SOURCE DATA:
-*-*-

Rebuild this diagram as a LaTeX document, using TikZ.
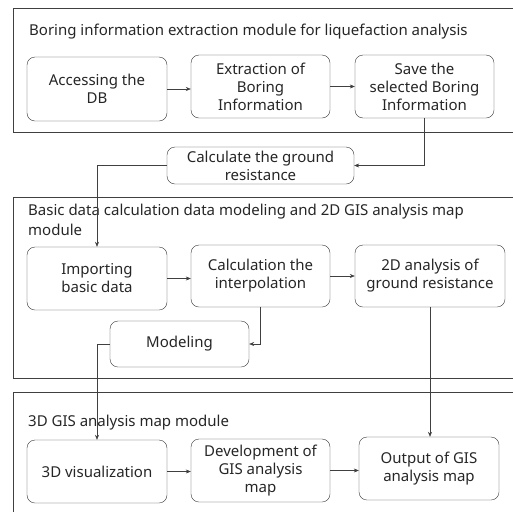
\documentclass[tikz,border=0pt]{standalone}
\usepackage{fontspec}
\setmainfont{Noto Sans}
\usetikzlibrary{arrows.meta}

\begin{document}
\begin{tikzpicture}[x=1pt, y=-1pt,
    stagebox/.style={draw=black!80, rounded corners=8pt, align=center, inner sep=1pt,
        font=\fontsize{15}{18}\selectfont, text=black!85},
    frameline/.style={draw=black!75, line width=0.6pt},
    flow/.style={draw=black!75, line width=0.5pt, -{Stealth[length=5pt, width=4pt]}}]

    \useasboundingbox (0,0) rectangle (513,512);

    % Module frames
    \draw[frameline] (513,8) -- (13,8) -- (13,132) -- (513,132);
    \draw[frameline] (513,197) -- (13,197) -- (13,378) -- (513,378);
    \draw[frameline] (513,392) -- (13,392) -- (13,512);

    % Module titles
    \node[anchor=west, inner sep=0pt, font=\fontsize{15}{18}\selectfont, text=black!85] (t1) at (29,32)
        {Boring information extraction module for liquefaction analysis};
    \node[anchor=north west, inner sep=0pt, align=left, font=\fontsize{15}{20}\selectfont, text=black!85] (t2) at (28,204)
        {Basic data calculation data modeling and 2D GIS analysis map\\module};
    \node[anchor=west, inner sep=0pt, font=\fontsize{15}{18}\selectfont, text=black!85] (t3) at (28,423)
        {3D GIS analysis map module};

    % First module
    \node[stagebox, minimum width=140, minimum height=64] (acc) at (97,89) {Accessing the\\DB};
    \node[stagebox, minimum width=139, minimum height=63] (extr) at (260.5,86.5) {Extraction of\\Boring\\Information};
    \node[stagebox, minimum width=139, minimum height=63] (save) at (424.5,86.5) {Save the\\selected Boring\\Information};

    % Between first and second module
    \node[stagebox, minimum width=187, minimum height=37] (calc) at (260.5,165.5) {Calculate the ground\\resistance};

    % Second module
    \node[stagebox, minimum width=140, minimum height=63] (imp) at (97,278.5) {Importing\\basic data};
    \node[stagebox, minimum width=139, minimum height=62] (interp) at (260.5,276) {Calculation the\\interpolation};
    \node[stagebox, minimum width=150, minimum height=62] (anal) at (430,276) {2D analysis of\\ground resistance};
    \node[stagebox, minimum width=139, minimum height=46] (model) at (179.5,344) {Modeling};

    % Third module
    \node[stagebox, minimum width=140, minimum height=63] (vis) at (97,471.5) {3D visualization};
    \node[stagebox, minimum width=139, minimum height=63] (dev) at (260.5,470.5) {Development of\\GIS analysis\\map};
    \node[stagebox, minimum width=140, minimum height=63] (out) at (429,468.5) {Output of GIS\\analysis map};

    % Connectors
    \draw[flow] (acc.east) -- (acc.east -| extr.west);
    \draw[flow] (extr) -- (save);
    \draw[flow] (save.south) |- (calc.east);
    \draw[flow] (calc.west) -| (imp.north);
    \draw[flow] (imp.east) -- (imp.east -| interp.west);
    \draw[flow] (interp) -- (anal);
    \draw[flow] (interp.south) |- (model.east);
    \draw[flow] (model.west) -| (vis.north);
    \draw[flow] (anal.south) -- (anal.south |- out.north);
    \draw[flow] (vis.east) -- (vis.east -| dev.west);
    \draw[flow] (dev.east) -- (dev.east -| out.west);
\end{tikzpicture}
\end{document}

-*-*-

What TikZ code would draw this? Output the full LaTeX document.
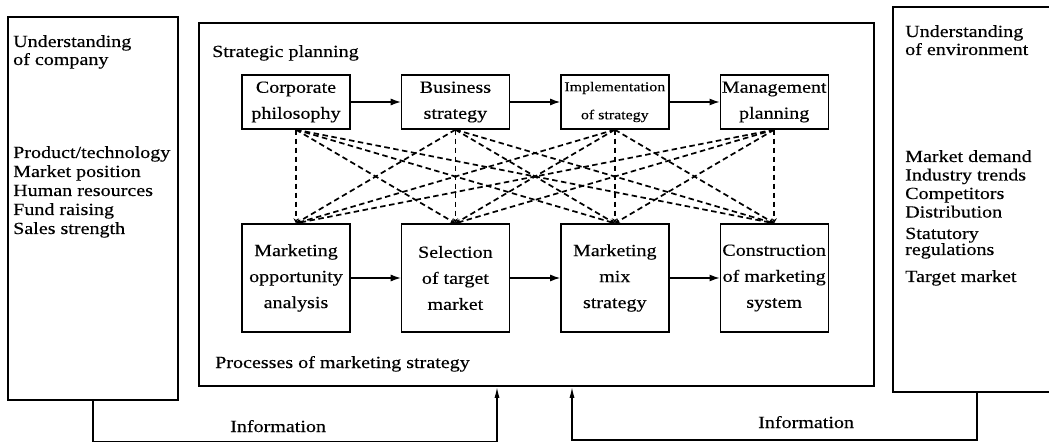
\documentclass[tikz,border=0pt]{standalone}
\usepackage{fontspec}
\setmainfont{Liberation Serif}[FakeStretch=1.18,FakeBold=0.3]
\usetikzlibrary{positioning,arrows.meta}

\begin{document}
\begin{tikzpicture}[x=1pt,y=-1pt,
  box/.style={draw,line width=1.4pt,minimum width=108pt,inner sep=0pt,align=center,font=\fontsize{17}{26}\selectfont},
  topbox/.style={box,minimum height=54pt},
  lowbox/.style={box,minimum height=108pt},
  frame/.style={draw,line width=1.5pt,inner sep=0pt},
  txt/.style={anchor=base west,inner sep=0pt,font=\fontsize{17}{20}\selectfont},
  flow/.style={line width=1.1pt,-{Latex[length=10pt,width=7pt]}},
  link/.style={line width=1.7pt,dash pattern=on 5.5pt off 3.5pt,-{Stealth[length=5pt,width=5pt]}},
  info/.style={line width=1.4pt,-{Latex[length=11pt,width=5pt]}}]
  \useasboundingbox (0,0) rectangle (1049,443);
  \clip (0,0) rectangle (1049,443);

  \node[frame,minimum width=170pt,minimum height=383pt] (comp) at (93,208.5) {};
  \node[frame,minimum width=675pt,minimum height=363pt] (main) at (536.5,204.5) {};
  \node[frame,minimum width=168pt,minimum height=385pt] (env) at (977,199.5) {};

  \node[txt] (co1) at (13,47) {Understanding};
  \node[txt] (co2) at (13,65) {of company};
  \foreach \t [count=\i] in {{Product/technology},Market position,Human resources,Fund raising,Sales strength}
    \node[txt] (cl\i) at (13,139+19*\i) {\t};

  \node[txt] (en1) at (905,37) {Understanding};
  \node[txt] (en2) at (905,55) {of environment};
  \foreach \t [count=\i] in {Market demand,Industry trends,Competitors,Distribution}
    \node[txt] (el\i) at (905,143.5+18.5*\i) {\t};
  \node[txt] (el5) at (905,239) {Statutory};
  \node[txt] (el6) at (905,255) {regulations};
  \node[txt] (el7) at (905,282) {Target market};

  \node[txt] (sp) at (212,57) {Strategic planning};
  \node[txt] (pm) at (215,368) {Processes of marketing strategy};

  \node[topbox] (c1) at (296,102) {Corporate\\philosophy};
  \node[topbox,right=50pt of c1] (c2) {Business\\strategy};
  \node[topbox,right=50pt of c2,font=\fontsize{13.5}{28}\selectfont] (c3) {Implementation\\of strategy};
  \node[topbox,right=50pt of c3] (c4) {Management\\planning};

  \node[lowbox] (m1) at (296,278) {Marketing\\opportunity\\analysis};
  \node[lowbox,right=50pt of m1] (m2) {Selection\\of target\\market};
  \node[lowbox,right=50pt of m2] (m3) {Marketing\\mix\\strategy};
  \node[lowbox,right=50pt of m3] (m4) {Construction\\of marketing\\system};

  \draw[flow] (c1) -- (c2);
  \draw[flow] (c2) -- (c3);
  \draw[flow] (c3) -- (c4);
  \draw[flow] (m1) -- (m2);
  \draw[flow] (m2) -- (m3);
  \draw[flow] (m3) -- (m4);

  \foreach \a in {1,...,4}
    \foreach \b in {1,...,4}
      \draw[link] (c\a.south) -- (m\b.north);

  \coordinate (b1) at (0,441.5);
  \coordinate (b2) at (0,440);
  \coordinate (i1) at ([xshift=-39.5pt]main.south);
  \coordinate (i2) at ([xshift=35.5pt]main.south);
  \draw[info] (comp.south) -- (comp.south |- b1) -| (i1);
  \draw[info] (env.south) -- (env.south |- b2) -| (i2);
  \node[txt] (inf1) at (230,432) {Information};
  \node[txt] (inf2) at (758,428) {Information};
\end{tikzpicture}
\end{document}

-*-*-

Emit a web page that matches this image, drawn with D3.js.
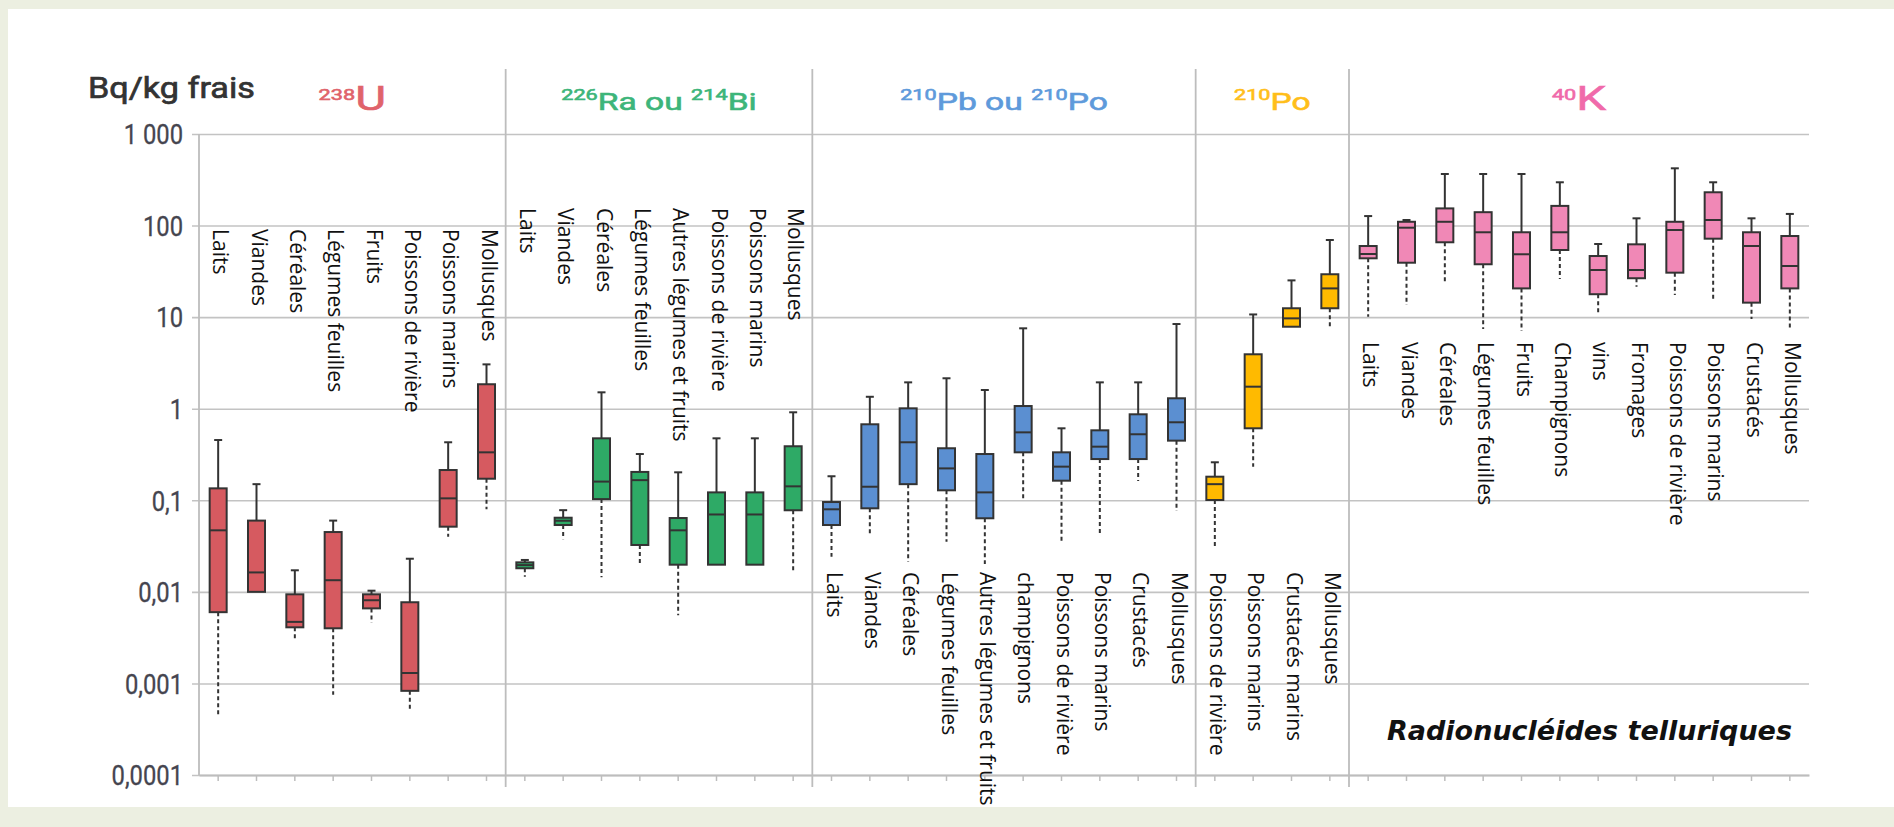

-*-*-

EXERCISE GOAL:
Find all lines where the word "Output" appears. Copy them.

TASK SOLUTION:
    \node[stagebox, minimum width=140, minimum height=63] (out) at (429,468.5) {Output of GIS\\analysis map};
What TikZ code would draw this? Output the full LaTeX document.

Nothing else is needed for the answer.